Code that draws figures:
========================
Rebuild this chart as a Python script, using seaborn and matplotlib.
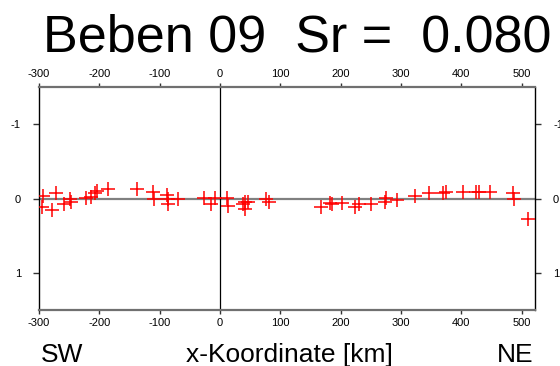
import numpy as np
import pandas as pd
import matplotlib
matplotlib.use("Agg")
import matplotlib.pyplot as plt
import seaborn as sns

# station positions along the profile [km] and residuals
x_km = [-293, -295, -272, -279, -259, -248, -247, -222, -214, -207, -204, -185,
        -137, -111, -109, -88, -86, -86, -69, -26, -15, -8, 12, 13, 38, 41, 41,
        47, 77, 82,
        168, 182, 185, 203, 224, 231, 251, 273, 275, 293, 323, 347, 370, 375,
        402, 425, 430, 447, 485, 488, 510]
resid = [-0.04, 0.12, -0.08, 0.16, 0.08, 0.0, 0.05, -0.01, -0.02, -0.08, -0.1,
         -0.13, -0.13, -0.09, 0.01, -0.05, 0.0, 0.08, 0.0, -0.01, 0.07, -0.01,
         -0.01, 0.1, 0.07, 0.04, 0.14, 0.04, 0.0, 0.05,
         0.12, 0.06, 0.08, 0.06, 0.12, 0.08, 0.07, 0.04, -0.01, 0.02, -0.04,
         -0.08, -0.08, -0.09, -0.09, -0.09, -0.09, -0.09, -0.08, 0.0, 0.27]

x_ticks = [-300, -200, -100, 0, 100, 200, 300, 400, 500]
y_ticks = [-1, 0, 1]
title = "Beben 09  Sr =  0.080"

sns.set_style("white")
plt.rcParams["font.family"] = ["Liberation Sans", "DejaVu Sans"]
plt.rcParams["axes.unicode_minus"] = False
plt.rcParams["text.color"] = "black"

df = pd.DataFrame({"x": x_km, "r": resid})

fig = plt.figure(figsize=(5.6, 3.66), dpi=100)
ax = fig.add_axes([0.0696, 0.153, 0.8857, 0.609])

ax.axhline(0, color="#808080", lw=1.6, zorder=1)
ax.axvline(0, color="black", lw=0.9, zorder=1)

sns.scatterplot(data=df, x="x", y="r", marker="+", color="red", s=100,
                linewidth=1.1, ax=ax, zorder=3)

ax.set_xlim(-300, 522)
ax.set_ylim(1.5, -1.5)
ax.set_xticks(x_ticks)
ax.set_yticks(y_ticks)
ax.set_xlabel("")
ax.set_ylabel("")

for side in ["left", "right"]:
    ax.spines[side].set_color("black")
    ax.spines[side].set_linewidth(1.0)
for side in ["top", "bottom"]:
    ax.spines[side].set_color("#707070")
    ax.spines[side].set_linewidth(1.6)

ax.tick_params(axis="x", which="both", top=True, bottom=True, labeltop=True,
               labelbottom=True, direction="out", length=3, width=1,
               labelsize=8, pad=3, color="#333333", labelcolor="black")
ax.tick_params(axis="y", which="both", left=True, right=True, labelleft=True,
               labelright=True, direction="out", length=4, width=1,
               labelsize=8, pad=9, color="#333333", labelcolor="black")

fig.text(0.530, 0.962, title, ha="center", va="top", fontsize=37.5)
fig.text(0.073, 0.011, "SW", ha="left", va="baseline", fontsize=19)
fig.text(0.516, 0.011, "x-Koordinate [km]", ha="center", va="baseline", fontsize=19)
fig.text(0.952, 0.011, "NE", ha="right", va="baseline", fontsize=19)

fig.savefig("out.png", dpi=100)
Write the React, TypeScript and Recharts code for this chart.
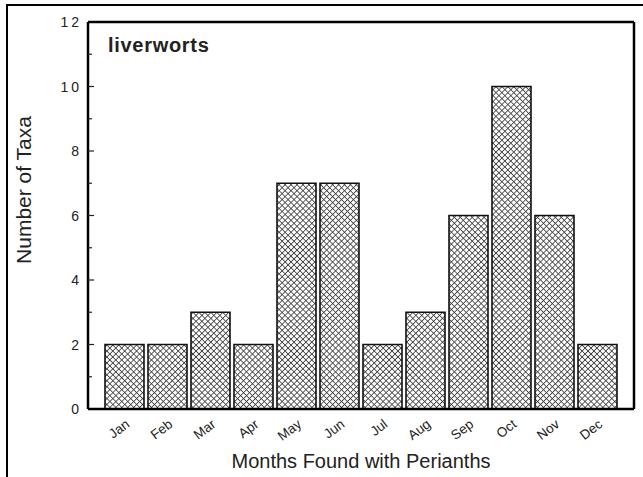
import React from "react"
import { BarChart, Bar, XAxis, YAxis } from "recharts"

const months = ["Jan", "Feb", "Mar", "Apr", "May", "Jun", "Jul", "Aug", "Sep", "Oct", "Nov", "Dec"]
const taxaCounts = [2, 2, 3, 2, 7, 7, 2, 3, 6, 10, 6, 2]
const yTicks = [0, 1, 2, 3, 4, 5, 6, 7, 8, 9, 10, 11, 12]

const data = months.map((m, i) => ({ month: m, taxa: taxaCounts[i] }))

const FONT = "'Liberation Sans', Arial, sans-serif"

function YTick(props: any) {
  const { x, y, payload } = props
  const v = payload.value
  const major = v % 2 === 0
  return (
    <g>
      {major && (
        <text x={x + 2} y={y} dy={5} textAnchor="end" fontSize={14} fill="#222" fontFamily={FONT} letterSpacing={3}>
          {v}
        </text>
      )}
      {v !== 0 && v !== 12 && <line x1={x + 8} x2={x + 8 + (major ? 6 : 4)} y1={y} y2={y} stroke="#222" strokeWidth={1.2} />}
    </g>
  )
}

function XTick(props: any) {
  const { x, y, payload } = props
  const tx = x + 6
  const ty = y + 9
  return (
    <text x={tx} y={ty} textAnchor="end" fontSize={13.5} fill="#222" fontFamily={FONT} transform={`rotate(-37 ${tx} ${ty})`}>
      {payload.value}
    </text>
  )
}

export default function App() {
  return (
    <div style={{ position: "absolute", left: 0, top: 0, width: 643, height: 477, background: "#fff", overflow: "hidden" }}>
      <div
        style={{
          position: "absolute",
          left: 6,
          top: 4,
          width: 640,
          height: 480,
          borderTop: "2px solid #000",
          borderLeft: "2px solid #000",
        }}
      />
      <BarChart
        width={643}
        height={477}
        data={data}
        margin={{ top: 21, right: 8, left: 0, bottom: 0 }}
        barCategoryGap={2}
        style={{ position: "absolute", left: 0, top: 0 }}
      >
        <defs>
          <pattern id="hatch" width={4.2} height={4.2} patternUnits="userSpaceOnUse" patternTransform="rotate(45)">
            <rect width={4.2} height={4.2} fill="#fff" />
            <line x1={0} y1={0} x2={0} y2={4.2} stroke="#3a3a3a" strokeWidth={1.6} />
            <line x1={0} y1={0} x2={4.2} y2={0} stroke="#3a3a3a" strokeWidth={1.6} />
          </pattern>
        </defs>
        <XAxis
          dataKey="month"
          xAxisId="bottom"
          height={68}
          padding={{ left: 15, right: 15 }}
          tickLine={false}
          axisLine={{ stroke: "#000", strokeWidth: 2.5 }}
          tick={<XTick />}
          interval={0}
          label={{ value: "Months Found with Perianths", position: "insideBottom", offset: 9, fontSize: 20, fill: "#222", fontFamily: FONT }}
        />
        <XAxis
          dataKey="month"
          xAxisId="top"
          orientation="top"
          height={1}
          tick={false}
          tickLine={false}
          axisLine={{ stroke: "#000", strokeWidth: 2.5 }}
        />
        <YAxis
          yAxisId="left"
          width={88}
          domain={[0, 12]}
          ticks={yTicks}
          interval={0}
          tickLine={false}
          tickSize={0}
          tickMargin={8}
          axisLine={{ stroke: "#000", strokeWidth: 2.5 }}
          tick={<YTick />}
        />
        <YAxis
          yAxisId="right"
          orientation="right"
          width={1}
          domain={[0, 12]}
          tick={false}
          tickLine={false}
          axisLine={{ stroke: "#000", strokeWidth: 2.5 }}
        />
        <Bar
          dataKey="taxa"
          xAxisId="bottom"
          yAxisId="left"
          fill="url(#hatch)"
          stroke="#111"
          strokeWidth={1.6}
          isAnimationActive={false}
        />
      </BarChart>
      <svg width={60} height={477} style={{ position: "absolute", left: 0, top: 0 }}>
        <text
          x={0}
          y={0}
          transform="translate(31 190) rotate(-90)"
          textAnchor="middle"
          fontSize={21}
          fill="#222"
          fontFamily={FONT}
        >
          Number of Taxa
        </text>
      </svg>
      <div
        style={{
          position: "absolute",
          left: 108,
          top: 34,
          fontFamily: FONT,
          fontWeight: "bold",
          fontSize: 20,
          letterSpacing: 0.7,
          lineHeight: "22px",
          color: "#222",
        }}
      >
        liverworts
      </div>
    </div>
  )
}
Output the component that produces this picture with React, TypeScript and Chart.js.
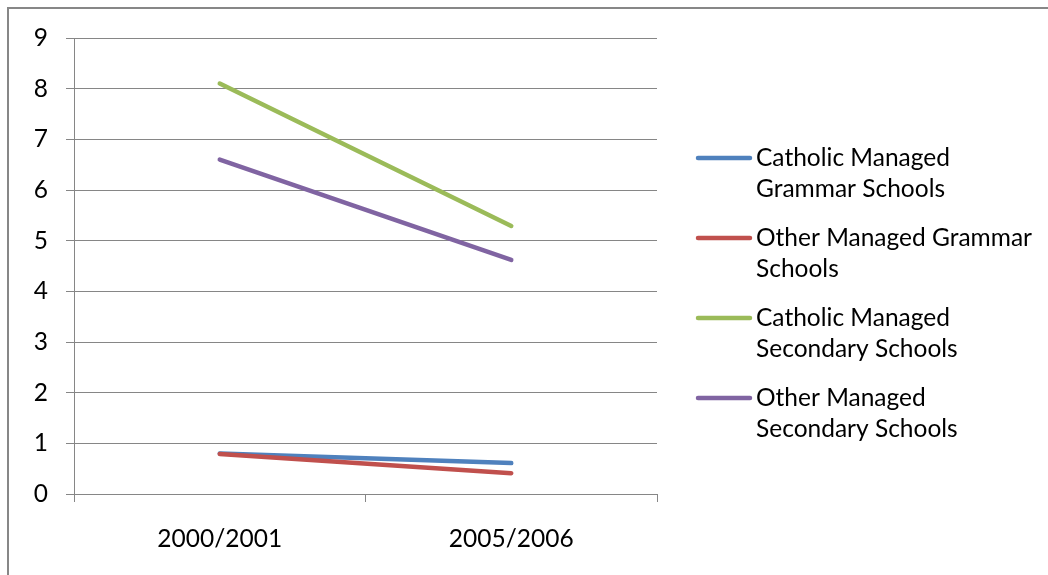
========================
> Work to complete: Copy all the lines of data exactly as they appear, dropping any images.

> Result:
Rebuild this chart as a Python script, using seaborn and matplotlib.
import numpy as np
import pandas as pd
import matplotlib
matplotlib.use("Agg")
import matplotlib.pyplot as plt
import seaborn as sns

# station positions along the profile [km] and residuals
x_km = [-293, -295, -272, -279, -259, -248, -247, -222, -214, -207, -204, -185,
        -137, -111, -109, -88, -86, -86, -69, -26, -15, -8, 12, 13, 38, 41, 41,
        47, 77, 82,
        168, 182, 185, 203, 224, 231, 251, 273, 275, 293, 323, 347, 370, 375,
        402, 425, 430, 447, 485, 488, 510]
resid = [-0.04, 0.12, -0.08, 0.16, 0.08, 0.0, 0.05, -0.01, -0.02, -0.08, -0.1,
         -0.13, -0.13, -0.09, 0.01, -0.05, 0.0, 0.08, 0.0, -0.01, 0.07, -0.01,
         -0.01, 0.1, 0.07, 0.04, 0.14, 0.04, 0.0, 0.05,
         0.12, 0.06, 0.08, 0.06, 0.12, 0.08, 0.07, 0.04, -0.01, 0.02, -0.04,
         -0.08, -0.08, -0.09, -0.09, -0.09, -0.09, -0.09, -0.08, 0.0, 0.27]

x_ticks = [-300, -200, -100, 0, 100, 200, 300, 400, 500]
y_ticks = [-1, 0, 1]
title = "Beben 09  Sr =  0.080"

sns.set_style("white")
plt.rcParams["font.family"] = ["Liberation Sans", "DejaVu Sans"]
plt.rcParams["axes.unicode_minus"] = False
plt.rcParams["text.color"] = "black"

df = pd.DataFrame({"x": x_km, "r": resid})

fig = plt.figure(figsize=(5.6, 3.66), dpi=100)
ax = fig.add_axes([0.0696, 0.153, 0.8857, 0.609])

ax.axhline(0, color="#808080", lw=1.6, zorder=1)
ax.axvline(0, color="black", lw=0.9, zorder=1)

sns.scatterplot(data=df, x="x", y="r", marker="+", color="red", s=100,
                linewidth=1.1, ax=ax, zorder=3)

ax.set_xlim(-300, 522)
ax.set_ylim(1.5, -1.5)
ax.set_xticks(x_ticks)
ax.set_yticks(y_ticks)
ax.set_xlabel("")
ax.set_ylabel("")

for side in ["left", "right"]:
    ax.spines[side].set_color("black")
    ax.spines[side].set_linewidth(1.0)
for side in ["top", "bottom"]:
    ax.spines[side].set_color("#707070")
    ax.spines[side].set_linewidth(1.6)

ax.tick_params(axis="x", which="both", top=True, bottom=True, labeltop=True,
               labelbottom=True, direction="out", length=3, width=1,
               labelsize=8, pad=3, color="#333333", labelcolor="black")
ax.tick_params(axis="y", which="both", left=True, right=True, labelleft=True,
               labelright=True, direction="out", length=4, width=1,
               labelsize=8, pad=9, color="#333333", labelcolor="black")

fig.text(0.530, 0.962, title, ha="center", va="top", fontsize=37.5)
fig.text(0.073, 0.011, "SW", ha="left", va="baseline", fontsize=19)
fig.text(0.516, 0.011, "x-Koordinate [km]", ha="center", va="baseline", fontsize=19)
fig.text(0.952, 0.011, "NE", ha="right", va="baseline", fontsize=19)

fig.savefig("out.png", dpi=100)
Write the React, TypeScript and Recharts code for this chart.
import React from "react"
import { BarChart, Bar, XAxis, YAxis } from "recharts"

const months = ["Jan", "Feb", "Mar", "Apr", "May", "Jun", "Jul", "Aug", "Sep", "Oct", "Nov", "Dec"]
const taxaCounts = [2, 2, 3, 2, 7, 7, 2, 3, 6, 10, 6, 2]
const yTicks = [0, 1, 2, 3, 4, 5, 6, 7, 8, 9, 10, 11, 12]

const data = months.map((m, i) => ({ month: m, taxa: taxaCounts[i] }))

const FONT = "'Liberation Sans', Arial, sans-serif"

function YTick(props: any) {
  const { x, y, payload } = props
  const v = payload.value
  const major = v % 2 === 0
  return (
    <g>
      {major && (
        <text x={x + 2} y={y} dy={5} textAnchor="end" fontSize={14} fill="#222" fontFamily={FONT} letterSpacing={3}>
          {v}
        </text>
      )}
      {v !== 0 && v !== 12 && <line x1={x + 8} x2={x + 8 + (major ? 6 : 4)} y1={y} y2={y} stroke="#222" strokeWidth={1.2} />}
    </g>
  )
}

function XTick(props: any) {
  const { x, y, payload } = props
  const tx = x + 6
  const ty = y + 9
  return (
    <text x={tx} y={ty} textAnchor="end" fontSize={13.5} fill="#222" fontFamily={FONT} transform={`rotate(-37 ${tx} ${ty})`}>
      {payload.value}
    </text>
  )
}

export default function App() {
  return (
    <div style={{ position: "absolute", left: 0, top: 0, width: 643, height: 477, background: "#fff", overflow: "hidden" }}>
      <div
        style={{
          position: "absolute",
          left: 6,
          top: 4,
          width: 640,
          height: 480,
          borderTop: "2px solid #000",
          borderLeft: "2px solid #000",
        }}
      />
      <BarChart
        width={643}
        height={477}
        data={data}
        margin={{ top: 21, right: 8, left: 0, bottom: 0 }}
        barCategoryGap={2}
        style={{ position: "absolute", left: 0, top: 0 }}
      >
        <defs>
          <pattern id="hatch" width={4.2} height={4.2} patternUnits="userSpaceOnUse" patternTransform="rotate(45)">
            <rect width={4.2} height={4.2} fill="#fff" />
            <line x1={0} y1={0} x2={0} y2={4.2} stroke="#3a3a3a" strokeWidth={1.6} />
            <line x1={0} y1={0} x2={4.2} y2={0} stroke="#3a3a3a" strokeWidth={1.6} />
          </pattern>
        </defs>
        <XAxis
          dataKey="month"
          xAxisId="bottom"
          height={68}
          padding={{ left: 15, right: 15 }}
          tickLine={false}
          axisLine={{ stroke: "#000", strokeWidth: 2.5 }}
          tick={<XTick />}
          interval={0}
          label={{ value: "Months Found with Perianths", position: "insideBottom", offset: 9, fontSize: 20, fill: "#222", fontFamily: FONT }}
        />
        <XAxis
          dataKey="month"
          xAxisId="top"
          orientation="top"
          height={1}
          tick={false}
          tickLine={false}
          axisLine={{ stroke: "#000", strokeWidth: 2.5 }}
        />
        <YAxis
          yAxisId="left"
          width={88}
          domain={[0, 12]}
          ticks={yTicks}
          interval={0}
          tickLine={false}
          tickSize={0}
          tickMargin={8}
          axisLine={{ stroke: "#000", strokeWidth: 2.5 }}
          tick={<YTick />}
        />
        <YAxis
          yAxisId="right"
          orientation="right"
          width={1}
          domain={[0, 12]}
          tick={false}
          tickLine={false}
          axisLine={{ stroke: "#000", strokeWidth: 2.5 }}
        />
        <Bar
          dataKey="taxa"
          xAxisId="bottom"
          yAxisId="left"
          fill="url(#hatch)"
          stroke="#111"
          strokeWidth={1.6}
          isAnimationActive={false}
        />
      </BarChart>
      <svg width={60} height={477} style={{ position: "absolute", left: 0, top: 0 }}>
        <text
          x={0}
          y={0}
          transform="translate(31 190) rotate(-90)"
          textAnchor="middle"
          fontSize={21}
          fill="#222"
          fontFamily={FONT}
        >
          Number of Taxa
        </text>
      </svg>
      <div
        style={{
          position: "absolute",
          left: 108,
          top: 34,
          fontFamily: FONT,
          fontWeight: "bold",
          fontSize: 20,
          letterSpacing: 0.7,
          lineHeight: "22px",
          color: "#222",
        }}
      >
        liverworts
      </div>
    </div>
  )
}
Output the component that produces this picture with React, TypeScript and Chart.js.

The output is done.